→ **What you should do**
Begin with the line containing "Emit a Python" and end with the line containing "fig = plt.figure(figsize=(8.3, 11.77), dpi=100)"; set down that block verbatim and nothing else.
--------------------------------
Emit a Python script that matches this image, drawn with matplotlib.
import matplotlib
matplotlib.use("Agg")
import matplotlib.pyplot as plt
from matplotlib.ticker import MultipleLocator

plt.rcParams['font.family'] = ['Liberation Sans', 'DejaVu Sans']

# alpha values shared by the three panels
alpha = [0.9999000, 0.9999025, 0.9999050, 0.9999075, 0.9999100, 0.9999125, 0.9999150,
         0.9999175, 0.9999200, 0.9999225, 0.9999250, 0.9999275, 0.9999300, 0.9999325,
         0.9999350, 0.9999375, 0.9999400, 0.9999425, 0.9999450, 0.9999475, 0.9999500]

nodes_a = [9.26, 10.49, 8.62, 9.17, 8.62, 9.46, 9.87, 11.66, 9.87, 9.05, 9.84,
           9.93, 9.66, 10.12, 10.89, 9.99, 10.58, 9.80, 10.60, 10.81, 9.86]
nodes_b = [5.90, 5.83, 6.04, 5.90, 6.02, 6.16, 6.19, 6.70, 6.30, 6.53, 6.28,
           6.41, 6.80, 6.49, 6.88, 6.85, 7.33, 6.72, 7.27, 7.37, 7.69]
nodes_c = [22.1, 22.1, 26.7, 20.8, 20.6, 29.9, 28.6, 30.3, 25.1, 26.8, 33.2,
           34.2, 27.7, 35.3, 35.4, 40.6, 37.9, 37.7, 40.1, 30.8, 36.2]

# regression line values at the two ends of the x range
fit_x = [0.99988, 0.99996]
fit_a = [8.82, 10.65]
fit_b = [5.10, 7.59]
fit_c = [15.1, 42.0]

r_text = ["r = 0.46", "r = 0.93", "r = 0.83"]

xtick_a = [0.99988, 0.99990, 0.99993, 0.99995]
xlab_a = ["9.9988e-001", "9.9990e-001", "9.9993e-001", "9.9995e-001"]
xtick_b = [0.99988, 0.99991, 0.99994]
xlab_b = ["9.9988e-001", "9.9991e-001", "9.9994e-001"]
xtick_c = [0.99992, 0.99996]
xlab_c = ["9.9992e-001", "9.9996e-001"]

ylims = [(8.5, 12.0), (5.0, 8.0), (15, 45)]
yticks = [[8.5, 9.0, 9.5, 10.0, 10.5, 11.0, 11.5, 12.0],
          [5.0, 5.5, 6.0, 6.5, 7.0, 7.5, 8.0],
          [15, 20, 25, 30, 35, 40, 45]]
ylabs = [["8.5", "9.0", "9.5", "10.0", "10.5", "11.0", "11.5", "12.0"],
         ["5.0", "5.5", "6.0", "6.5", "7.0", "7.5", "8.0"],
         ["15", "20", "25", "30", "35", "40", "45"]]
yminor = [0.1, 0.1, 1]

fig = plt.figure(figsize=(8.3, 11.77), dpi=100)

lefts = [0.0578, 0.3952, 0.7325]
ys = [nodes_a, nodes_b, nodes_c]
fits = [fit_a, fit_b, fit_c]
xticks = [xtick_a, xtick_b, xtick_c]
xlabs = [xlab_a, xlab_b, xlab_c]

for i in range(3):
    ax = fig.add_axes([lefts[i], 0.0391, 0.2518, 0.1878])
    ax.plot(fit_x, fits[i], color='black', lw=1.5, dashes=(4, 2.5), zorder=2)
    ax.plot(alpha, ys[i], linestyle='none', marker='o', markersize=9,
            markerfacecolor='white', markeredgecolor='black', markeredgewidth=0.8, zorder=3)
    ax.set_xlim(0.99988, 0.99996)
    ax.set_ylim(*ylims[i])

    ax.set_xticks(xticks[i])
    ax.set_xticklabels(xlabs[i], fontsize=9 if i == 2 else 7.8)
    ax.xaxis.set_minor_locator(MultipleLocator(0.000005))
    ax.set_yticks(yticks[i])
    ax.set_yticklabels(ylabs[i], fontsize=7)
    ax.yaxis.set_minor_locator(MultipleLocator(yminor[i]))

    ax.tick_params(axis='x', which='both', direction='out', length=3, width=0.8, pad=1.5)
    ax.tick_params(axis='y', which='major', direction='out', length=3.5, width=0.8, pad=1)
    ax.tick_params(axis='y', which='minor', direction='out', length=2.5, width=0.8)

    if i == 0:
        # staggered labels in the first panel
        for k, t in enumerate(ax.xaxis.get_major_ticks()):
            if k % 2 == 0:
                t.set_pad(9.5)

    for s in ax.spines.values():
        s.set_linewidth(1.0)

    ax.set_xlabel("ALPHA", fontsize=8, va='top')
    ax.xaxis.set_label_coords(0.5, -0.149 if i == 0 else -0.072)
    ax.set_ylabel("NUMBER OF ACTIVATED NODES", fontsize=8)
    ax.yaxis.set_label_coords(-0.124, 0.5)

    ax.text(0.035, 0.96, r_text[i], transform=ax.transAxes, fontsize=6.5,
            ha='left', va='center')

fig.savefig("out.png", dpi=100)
--------------------------------
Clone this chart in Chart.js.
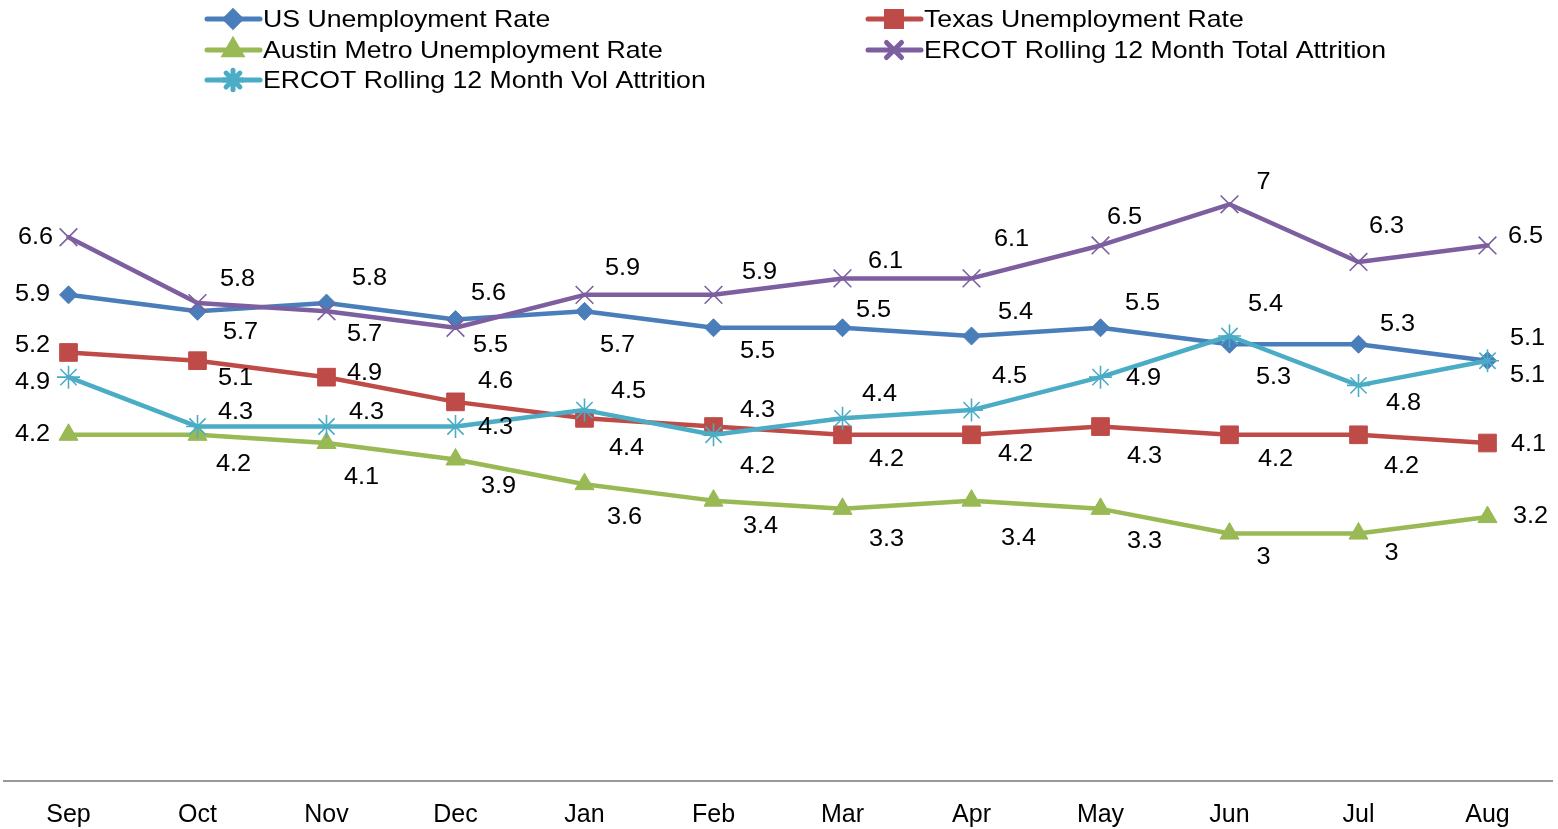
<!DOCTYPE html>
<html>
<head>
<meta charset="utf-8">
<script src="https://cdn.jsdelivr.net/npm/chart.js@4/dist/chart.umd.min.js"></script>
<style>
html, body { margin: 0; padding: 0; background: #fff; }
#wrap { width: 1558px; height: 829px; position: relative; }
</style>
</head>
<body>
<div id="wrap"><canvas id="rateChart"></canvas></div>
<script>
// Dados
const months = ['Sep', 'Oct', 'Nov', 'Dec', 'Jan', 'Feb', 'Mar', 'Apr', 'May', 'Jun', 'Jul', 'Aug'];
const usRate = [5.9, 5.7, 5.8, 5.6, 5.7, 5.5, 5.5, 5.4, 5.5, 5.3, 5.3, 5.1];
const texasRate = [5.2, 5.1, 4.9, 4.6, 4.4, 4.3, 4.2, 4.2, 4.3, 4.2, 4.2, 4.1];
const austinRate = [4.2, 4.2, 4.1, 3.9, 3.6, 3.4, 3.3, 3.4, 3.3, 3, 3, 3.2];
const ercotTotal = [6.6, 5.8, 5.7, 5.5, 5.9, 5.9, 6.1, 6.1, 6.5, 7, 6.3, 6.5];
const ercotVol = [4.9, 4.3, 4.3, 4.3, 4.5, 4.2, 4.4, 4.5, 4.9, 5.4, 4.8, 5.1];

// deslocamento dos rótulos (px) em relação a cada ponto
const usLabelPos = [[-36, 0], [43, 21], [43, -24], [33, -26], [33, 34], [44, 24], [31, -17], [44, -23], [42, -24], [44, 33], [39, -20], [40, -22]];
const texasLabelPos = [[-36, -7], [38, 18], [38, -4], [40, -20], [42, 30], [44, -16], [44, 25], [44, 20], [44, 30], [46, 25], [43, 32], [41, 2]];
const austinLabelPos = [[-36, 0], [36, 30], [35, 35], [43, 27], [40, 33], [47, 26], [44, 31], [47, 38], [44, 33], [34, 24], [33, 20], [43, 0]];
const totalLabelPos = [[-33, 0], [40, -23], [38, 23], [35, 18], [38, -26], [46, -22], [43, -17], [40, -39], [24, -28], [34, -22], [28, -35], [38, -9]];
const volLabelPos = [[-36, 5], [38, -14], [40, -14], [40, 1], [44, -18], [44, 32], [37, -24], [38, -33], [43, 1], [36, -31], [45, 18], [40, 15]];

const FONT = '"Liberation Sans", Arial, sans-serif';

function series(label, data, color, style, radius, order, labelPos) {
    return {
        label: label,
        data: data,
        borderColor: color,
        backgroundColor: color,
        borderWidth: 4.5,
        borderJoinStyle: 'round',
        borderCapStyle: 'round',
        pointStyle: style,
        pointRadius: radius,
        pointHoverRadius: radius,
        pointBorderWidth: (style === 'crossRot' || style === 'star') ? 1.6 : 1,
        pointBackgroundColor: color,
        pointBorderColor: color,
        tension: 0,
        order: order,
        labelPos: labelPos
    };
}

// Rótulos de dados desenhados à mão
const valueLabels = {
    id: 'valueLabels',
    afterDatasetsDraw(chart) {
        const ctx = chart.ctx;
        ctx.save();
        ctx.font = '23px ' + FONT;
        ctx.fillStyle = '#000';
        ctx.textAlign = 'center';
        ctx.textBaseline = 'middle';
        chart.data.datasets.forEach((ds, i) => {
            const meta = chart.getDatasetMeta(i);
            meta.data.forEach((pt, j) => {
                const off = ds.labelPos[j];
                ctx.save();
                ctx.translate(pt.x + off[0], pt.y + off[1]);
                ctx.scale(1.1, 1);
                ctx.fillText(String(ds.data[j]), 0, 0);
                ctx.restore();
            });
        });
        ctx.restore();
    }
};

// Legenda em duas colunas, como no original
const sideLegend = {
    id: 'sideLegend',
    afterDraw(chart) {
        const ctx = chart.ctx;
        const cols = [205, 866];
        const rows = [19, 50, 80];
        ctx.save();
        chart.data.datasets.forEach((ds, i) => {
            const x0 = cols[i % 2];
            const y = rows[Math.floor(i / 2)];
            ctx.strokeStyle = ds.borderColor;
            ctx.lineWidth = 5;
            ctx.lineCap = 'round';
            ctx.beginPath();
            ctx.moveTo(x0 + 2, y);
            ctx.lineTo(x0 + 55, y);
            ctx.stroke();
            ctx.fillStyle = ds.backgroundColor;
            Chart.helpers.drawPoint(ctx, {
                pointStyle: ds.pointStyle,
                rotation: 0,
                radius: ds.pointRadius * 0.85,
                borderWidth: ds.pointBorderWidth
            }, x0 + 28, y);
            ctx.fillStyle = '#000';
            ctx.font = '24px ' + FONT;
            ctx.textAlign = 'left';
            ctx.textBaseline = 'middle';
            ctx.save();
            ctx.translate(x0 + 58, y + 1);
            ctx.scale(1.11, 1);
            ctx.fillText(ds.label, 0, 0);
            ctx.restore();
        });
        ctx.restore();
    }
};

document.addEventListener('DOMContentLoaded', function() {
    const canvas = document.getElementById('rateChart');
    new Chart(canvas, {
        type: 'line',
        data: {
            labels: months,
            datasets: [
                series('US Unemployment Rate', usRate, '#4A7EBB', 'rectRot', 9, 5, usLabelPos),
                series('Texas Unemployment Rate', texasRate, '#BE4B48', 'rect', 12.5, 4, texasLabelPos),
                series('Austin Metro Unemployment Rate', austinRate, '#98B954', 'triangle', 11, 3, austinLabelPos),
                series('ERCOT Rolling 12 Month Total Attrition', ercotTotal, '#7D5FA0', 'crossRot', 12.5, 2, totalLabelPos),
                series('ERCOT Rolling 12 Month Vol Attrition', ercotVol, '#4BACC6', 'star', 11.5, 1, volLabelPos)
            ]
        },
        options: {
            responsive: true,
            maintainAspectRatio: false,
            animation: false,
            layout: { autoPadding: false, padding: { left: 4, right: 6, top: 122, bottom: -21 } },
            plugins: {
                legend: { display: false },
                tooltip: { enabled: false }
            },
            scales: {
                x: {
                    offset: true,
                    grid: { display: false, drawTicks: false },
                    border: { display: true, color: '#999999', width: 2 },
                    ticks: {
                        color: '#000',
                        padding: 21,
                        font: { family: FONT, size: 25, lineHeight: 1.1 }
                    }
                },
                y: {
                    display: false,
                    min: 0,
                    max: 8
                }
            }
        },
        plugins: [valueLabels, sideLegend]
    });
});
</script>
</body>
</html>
--------------------------------
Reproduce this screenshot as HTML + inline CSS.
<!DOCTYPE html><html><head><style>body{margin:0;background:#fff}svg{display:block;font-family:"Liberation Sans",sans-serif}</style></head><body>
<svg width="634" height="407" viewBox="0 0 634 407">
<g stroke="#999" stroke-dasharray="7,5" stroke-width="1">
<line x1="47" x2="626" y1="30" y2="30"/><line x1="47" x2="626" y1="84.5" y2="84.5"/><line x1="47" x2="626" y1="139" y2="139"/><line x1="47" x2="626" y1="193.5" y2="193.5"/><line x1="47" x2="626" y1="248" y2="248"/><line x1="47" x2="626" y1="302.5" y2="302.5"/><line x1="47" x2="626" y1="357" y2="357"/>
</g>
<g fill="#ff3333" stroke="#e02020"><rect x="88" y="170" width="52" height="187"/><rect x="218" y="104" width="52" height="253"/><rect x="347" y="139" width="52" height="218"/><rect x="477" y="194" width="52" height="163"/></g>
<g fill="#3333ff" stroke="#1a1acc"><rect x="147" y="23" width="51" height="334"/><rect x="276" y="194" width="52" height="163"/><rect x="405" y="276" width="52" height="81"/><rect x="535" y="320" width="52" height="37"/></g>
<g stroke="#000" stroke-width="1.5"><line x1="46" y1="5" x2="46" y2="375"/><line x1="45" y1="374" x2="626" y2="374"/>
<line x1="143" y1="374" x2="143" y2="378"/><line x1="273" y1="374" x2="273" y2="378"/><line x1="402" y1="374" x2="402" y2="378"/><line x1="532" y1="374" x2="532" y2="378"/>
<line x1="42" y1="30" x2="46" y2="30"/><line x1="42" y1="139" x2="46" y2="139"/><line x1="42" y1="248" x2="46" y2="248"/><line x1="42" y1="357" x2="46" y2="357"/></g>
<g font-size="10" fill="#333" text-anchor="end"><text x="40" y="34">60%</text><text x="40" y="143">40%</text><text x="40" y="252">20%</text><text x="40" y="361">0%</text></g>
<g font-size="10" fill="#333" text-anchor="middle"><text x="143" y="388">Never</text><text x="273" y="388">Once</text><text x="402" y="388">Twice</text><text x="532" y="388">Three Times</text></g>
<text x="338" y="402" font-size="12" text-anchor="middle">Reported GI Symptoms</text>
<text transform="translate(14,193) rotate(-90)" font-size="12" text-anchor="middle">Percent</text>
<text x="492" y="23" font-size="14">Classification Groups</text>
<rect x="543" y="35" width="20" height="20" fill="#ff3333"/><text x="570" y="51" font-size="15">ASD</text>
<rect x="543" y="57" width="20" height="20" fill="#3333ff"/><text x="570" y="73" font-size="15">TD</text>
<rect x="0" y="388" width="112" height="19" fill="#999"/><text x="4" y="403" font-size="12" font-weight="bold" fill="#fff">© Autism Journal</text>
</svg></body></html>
--------------------------------
→ **Solution for this exercise**
Emit a Python script that matches this image, drawn with matplotlib.
import matplotlib
matplotlib.use("Agg")
import matplotlib.pyplot as plt
from matplotlib.ticker import MultipleLocator

plt.rcParams['font.family'] = ['Liberation Sans', 'DejaVu Sans']

# alpha values shared by the three panels
alpha = [0.9999000, 0.9999025, 0.9999050, 0.9999075, 0.9999100, 0.9999125, 0.9999150,
         0.9999175, 0.9999200, 0.9999225, 0.9999250, 0.9999275, 0.9999300, 0.9999325,
         0.9999350, 0.9999375, 0.9999400, 0.9999425, 0.9999450, 0.9999475, 0.9999500]

nodes_a = [9.26, 10.49, 8.62, 9.17, 8.62, 9.46, 9.87, 11.66, 9.87, 9.05, 9.84,
           9.93, 9.66, 10.12, 10.89, 9.99, 10.58, 9.80, 10.60, 10.81, 9.86]
nodes_b = [5.90, 5.83, 6.04, 5.90, 6.02, 6.16, 6.19, 6.70, 6.30, 6.53, 6.28,
           6.41, 6.80, 6.49, 6.88, 6.85, 7.33, 6.72, 7.27, 7.37, 7.69]
nodes_c = [22.1, 22.1, 26.7, 20.8, 20.6, 29.9, 28.6, 30.3, 25.1, 26.8, 33.2,
           34.2, 27.7, 35.3, 35.4, 40.6, 37.9, 37.7, 40.1, 30.8, 36.2]

# regression line values at the two ends of the x range
fit_x = [0.99988, 0.99996]
fit_a = [8.82, 10.65]
fit_b = [5.10, 7.59]
fit_c = [15.1, 42.0]

r_text = ["r = 0.46", "r = 0.93", "r = 0.83"]

xtick_a = [0.99988, 0.99990, 0.99993, 0.99995]
xlab_a = ["9.9988e-001", "9.9990e-001", "9.9993e-001", "9.9995e-001"]
xtick_b = [0.99988, 0.99991, 0.99994]
xlab_b = ["9.9988e-001", "9.9991e-001", "9.9994e-001"]
xtick_c = [0.99992, 0.99996]
xlab_c = ["9.9992e-001", "9.9996e-001"]

ylims = [(8.5, 12.0), (5.0, 8.0), (15, 45)]
yticks = [[8.5, 9.0, 9.5, 10.0, 10.5, 11.0, 11.5, 12.0],
          [5.0, 5.5, 6.0, 6.5, 7.0, 7.5, 8.0],
          [15, 20, 25, 30, 35, 40, 45]]
ylabs = [["8.5", "9.0", "9.5", "10.0", "10.5", "11.0", "11.5", "12.0"],
         ["5.0", "5.5", "6.0", "6.5", "7.0", "7.5", "8.0"],
         ["15", "20", "25", "30", "35", "40", "45"]]
yminor = [0.1, 0.1, 1]

fig = plt.figure(figsize=(8.3, 11.77), dpi=100)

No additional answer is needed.